_RECORDS PROVIDED_:
**********

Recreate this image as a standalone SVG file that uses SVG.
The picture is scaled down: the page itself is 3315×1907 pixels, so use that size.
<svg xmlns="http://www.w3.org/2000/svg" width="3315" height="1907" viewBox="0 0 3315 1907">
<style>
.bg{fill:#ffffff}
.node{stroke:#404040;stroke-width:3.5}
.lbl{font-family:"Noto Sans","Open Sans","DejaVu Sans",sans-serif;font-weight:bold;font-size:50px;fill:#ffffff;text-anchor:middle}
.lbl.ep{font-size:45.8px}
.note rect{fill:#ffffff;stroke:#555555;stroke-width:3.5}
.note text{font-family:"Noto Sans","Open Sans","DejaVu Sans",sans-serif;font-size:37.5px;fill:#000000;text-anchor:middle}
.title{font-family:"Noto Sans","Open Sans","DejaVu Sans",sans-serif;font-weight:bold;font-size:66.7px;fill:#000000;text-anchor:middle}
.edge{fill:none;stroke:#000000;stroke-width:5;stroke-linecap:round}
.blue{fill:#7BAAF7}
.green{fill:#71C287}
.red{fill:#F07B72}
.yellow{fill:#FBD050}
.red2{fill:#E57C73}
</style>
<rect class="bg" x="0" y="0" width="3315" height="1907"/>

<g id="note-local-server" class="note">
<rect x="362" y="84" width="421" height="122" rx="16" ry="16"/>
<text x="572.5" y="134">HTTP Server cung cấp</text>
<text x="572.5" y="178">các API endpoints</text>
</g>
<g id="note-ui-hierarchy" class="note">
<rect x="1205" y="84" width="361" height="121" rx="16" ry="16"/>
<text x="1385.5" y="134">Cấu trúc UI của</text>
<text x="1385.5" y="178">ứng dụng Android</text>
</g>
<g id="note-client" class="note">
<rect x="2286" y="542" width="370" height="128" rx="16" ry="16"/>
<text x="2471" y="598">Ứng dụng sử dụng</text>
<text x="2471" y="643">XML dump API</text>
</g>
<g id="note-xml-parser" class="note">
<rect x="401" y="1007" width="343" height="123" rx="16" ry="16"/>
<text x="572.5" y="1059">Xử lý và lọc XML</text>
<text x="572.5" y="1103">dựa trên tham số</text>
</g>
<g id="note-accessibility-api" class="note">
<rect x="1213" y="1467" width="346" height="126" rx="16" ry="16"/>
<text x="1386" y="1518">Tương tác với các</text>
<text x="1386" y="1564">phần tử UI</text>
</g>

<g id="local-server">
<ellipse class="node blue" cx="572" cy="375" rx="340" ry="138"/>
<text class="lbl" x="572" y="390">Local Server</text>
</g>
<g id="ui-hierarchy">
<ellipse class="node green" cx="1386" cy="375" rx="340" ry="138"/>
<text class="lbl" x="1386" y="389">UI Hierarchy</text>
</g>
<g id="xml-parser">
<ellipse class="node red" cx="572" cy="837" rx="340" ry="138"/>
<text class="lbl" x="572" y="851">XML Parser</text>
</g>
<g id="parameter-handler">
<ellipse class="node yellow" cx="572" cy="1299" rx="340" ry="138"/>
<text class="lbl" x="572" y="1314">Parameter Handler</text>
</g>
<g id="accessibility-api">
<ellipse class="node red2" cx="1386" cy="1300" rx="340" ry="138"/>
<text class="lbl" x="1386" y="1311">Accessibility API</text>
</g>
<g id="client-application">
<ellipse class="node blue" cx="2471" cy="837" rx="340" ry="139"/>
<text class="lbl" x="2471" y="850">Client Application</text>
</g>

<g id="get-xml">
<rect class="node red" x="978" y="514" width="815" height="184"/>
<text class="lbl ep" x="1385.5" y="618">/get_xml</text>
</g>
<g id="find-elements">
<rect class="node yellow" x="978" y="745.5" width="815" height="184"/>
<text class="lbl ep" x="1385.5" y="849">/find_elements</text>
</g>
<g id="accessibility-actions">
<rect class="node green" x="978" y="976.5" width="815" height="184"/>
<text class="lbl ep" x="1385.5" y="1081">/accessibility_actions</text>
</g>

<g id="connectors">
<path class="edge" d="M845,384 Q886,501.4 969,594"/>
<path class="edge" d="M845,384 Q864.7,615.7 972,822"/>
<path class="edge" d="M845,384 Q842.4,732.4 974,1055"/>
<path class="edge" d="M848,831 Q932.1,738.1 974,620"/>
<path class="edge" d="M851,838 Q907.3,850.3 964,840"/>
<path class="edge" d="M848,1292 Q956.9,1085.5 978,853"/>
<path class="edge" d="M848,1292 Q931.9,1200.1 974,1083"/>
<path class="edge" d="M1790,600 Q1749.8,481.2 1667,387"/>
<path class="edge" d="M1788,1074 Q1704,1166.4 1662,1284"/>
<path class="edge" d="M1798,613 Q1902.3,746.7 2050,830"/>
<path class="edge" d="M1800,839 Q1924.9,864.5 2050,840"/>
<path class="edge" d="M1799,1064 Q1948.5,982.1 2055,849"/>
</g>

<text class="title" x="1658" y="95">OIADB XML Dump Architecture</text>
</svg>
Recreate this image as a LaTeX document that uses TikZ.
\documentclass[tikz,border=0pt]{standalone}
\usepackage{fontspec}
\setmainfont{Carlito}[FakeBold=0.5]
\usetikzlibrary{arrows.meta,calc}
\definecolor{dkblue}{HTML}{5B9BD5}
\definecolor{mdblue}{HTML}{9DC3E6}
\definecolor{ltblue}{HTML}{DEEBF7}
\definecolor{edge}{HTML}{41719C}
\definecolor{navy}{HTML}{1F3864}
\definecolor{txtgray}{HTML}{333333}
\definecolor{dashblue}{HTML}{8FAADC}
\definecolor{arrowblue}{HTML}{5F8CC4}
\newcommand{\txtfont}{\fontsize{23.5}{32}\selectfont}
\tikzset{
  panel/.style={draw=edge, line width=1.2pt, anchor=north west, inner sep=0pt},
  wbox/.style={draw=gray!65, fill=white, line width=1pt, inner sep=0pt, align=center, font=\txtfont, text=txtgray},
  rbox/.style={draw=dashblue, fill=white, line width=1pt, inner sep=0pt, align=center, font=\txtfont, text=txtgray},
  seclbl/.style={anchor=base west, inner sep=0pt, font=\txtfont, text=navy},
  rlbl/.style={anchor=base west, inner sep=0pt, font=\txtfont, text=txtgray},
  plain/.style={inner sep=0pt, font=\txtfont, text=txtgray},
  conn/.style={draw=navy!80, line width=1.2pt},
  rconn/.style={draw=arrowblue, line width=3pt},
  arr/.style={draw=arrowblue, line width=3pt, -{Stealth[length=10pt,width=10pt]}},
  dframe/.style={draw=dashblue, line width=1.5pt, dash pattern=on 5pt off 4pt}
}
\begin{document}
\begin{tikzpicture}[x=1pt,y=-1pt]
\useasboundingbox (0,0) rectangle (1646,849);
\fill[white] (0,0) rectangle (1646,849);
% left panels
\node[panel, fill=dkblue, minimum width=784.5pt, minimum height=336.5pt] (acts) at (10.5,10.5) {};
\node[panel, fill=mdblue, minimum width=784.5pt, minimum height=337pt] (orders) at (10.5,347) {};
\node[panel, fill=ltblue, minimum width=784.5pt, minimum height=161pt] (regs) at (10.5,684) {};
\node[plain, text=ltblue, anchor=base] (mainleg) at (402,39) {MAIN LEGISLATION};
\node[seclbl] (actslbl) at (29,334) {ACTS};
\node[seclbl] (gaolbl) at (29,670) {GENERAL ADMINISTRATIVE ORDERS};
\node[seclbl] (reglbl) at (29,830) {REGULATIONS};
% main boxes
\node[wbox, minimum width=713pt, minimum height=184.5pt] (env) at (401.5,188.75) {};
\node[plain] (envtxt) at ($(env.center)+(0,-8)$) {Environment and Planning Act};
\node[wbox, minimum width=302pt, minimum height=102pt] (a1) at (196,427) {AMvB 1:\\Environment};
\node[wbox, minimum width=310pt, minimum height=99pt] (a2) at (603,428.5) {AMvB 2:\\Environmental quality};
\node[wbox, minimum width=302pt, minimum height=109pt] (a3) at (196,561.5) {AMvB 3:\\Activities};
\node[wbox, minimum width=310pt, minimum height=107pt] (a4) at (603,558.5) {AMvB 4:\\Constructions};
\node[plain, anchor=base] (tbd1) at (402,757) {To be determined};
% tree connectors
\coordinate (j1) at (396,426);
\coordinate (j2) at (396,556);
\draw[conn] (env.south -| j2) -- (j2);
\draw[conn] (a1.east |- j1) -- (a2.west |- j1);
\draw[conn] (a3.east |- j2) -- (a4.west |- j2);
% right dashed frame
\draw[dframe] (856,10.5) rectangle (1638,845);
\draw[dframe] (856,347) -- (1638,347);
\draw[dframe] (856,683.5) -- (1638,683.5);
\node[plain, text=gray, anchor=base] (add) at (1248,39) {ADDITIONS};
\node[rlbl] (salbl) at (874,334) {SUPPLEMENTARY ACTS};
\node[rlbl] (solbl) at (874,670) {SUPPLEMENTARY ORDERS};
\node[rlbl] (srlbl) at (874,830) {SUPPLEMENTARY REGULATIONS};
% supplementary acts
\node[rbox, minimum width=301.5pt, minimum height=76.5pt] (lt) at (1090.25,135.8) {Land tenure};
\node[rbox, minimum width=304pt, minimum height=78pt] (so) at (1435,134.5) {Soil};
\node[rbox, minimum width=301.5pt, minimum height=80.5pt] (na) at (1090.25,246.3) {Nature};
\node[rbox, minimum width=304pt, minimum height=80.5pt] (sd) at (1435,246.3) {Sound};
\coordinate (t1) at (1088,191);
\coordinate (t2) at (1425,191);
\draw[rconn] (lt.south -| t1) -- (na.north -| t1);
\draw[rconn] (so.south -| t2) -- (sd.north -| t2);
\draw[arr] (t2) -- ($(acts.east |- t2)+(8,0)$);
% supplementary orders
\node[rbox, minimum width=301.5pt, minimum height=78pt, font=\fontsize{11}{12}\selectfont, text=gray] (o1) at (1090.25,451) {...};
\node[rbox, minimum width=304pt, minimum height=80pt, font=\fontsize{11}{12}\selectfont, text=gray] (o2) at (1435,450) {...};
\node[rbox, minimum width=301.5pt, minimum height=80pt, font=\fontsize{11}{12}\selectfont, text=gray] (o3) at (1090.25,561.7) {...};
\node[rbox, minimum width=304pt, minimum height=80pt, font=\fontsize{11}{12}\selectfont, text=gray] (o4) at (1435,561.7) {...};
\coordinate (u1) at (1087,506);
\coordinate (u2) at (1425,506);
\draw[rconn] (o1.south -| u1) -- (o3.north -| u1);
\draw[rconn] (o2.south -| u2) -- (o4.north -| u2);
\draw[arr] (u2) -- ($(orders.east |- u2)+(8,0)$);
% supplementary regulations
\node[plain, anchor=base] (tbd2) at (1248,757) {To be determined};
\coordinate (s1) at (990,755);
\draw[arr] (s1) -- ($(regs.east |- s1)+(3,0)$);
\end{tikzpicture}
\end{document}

**********

_THE PROBLEM_: Check each line of the records for the word "image" and extract those that contain it.

_EXERCISE RESPONSE_:
Recreate this image as a standalone SVG file that uses SVG.
Recreate this image as a LaTeX document that uses TikZ.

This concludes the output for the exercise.